⟨
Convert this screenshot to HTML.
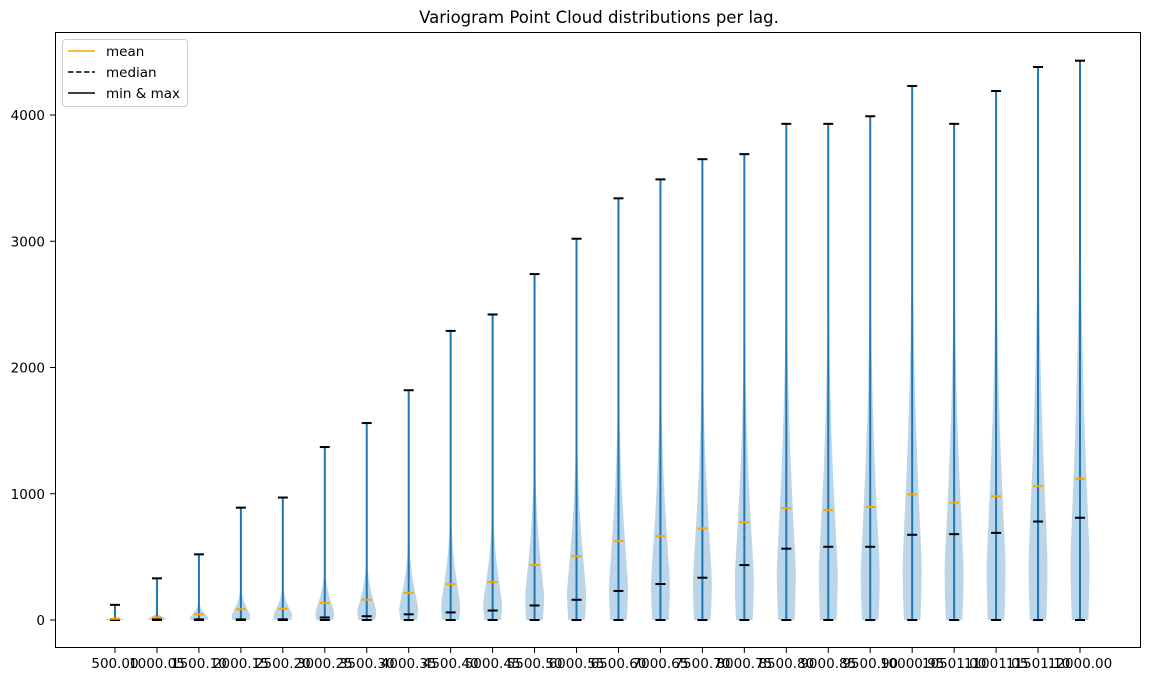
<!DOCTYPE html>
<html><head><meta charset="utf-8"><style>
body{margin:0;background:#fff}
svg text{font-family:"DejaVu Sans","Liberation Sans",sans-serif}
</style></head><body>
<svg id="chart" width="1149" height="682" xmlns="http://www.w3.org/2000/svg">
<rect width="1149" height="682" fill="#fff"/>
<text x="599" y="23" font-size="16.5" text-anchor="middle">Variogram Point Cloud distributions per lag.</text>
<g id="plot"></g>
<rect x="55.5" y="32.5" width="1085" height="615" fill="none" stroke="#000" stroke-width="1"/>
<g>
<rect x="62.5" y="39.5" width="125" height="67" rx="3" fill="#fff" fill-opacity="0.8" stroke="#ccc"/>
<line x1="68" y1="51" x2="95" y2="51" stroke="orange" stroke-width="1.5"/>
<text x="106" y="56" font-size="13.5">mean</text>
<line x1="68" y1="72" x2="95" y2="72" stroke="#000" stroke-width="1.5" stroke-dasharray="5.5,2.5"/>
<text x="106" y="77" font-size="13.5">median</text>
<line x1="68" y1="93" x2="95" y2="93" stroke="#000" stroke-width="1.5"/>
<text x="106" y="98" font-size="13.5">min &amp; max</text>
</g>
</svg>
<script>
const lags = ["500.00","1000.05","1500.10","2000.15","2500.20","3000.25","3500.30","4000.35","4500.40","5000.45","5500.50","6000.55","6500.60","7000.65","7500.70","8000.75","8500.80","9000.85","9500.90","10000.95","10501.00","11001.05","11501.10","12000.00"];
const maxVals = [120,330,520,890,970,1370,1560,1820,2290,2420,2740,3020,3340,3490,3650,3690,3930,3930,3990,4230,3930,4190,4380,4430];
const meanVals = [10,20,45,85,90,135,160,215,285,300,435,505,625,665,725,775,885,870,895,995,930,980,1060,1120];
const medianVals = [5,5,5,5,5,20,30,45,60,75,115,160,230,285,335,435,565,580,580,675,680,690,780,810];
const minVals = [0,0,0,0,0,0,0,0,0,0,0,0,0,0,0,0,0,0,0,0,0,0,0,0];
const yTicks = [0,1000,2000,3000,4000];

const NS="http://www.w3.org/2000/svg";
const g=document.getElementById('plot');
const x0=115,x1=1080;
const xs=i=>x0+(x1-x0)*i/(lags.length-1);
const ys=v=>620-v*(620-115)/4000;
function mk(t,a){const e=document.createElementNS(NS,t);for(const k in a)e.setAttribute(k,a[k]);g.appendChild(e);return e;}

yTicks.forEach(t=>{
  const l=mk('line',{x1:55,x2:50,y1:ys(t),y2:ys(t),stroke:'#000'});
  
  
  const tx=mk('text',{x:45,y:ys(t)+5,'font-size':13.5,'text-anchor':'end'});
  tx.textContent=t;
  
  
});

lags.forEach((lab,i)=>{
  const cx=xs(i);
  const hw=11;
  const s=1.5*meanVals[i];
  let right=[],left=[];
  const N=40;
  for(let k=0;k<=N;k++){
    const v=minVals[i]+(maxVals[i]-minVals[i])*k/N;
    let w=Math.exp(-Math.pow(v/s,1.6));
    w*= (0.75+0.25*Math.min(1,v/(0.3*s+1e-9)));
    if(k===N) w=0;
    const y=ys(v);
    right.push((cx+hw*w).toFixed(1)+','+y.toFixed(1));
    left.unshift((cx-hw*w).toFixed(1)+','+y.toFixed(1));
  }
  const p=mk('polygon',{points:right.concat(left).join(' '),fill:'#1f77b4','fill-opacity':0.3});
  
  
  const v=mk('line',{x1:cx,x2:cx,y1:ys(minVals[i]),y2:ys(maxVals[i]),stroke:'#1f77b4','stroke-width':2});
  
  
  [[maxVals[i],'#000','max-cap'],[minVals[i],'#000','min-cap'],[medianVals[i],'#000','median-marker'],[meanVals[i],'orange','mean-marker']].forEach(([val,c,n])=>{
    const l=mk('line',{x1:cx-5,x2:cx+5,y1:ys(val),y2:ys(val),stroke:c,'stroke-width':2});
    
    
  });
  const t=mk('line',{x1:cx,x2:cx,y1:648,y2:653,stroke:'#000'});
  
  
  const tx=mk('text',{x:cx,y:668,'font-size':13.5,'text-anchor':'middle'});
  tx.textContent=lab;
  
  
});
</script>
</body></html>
⟩
• EXERCISE TASK: Omit the pictures and output all of the other material exactly.

• THE RESULT:
Convert this screenshot to HTML.
<!DOCTYPE html>
<html><head><meta charset="utf-8"><style>
body{margin:0;background:#fff}
svg text{font-family:"DejaVu Sans","Liberation Sans",sans-serif}
</style></head><body>
<svg id="chart" width="1149" height="682" xmlns="http://www.w3.org/2000/svg">
<rect width="1149" height="682" fill="#fff"/>
<text x="599" y="23" font-size="16.5" text-anchor="middle">Variogram Point Cloud distributions per lag.</text>
<g id="plot"></g>
<rect x="55.5" y="32.5" width="1085" height="615" fill="none" stroke="#000" stroke-width="1"/>
<g>
<rect x="62.5" y="39.5" width="125" height="67" rx="3" fill="#fff" fill-opacity="0.8" stroke="#ccc"/>
<line x1="68" y1="51" x2="95" y2="51" stroke="orange" stroke-width="1.5"/>
<text x="106" y="56" font-size="13.5">mean</text>
<line x1="68" y1="72" x2="95" y2="72" stroke="#000" stroke-width="1.5" stroke-dasharray="5.5,2.5"/>
<text x="106" y="77" font-size="13.5">median</text>
<line x1="68" y1="93" x2="95" y2="93" stroke="#000" stroke-width="1.5"/>
<text x="106" y="98" font-size="13.5">min &amp; max</text>
</g>
</svg>
<script>
const lags = ["500.00","1000.05","1500.10","2000.15","2500.20","3000.25","3500.30","4000.35","4500.40","5000.45","5500.50","6000.55","6500.60","7000.65","7500.70","8000.75","8500.80","9000.85","9500.90","10000.95","10501.00","11001.05","11501.10","12000.00"];
const maxVals = [120,330,520,890,970,1370,1560,1820,2290,2420,2740,3020,3340,3490,3650,3690,3930,3930,3990,4230,3930,4190,4380,4430];
const meanVals = [10,20,45,85,90,135,160,215,285,300,435,505,625,665,725,775,885,870,895,995,930,980,1060,1120];
const medianVals = [5,5,5,5,5,20,30,45,60,75,115,160,230,285,335,435,565,580,580,675,680,690,780,810];
const minVals = [0,0,0,0,0,0,0,0,0,0,0,0,0,0,0,0,0,0,0,0,0,0,0,0];
const yTicks = [0,1000,2000,3000,4000];

const NS="http://www.w3.org/2000/svg";
const g=document.getElementById('plot');
const x0=115,x1=1080;
const xs=i=>x0+(x1-x0)*i/(lags.length-1);
const ys=v=>620-v*(620-115)/4000;
function mk(t,a){const e=document.createElementNS(NS,t);for(const k in a)e.setAttribute(k,a[k]);g.appendChild(e);return e;}

yTicks.forEach(t=>{
  const l=mk('line',{x1:55,x2:50,y1:ys(t),y2:ys(t),stroke:'#000'});
  
  
  const tx=mk('text',{x:45,y:ys(t)+5,'font-size':13.5,'text-anchor':'end'});
  tx.textContent=t;
  
  
});

lags.forEach((lab,i)=>{
  const cx=xs(i);
  const hw=11;
  const s=1.5*meanVals[i];
  let right=[],left=[];
  const N=40;
  for(let k=0;k<=N;k++){
    const v=minVals[i]+(maxVals[i]-minVals[i])*k/N;
    let w=Math.exp(-Math.pow(v/s,1.6));
    w*= (0.75+0.25*Math.min(1,v/(0.3*s+1e-9)));
    if(k===N) w=0;
    const y=ys(v);
    right.push((cx+hw*w).toFixed(1)+','+y.toFixed(1));
    left.unshift((cx-hw*w).toFixed(1)+','+y.toFixed(1));
  }
  const p=mk('polygon',{points:right.concat(left).join(' '),fill:'#1f77b4','fill-opacity':0.3});
  
  
  const v=mk('line',{x1:cx,x2:cx,y1:ys(minVals[i]),y2:ys(maxVals[i]),stroke:'#1f77b4','stroke-width':2});
  
  
  [[maxVals[i],'#000','max-cap'],[minVals[i],'#000','min-cap'],[medianVals[i],'#000','median-marker'],[meanVals[i],'orange','mean-marker']].forEach(([val,c,n])=>{
    const l=mk('line',{x1:cx-5,x2:cx+5,y1:ys(val),y2:ys(val),stroke:c,'stroke-width':2});
    
    
  });
  const t=mk('line',{x1:cx,x2:cx,y1:648,y2:653,stroke:'#000'});
  
  
  const tx=mk('text',{x:cx,y:668,'font-size':13.5,'text-anchor':'middle'});
  tx.textContent=lab;
  
  
});
</script>
</body></html>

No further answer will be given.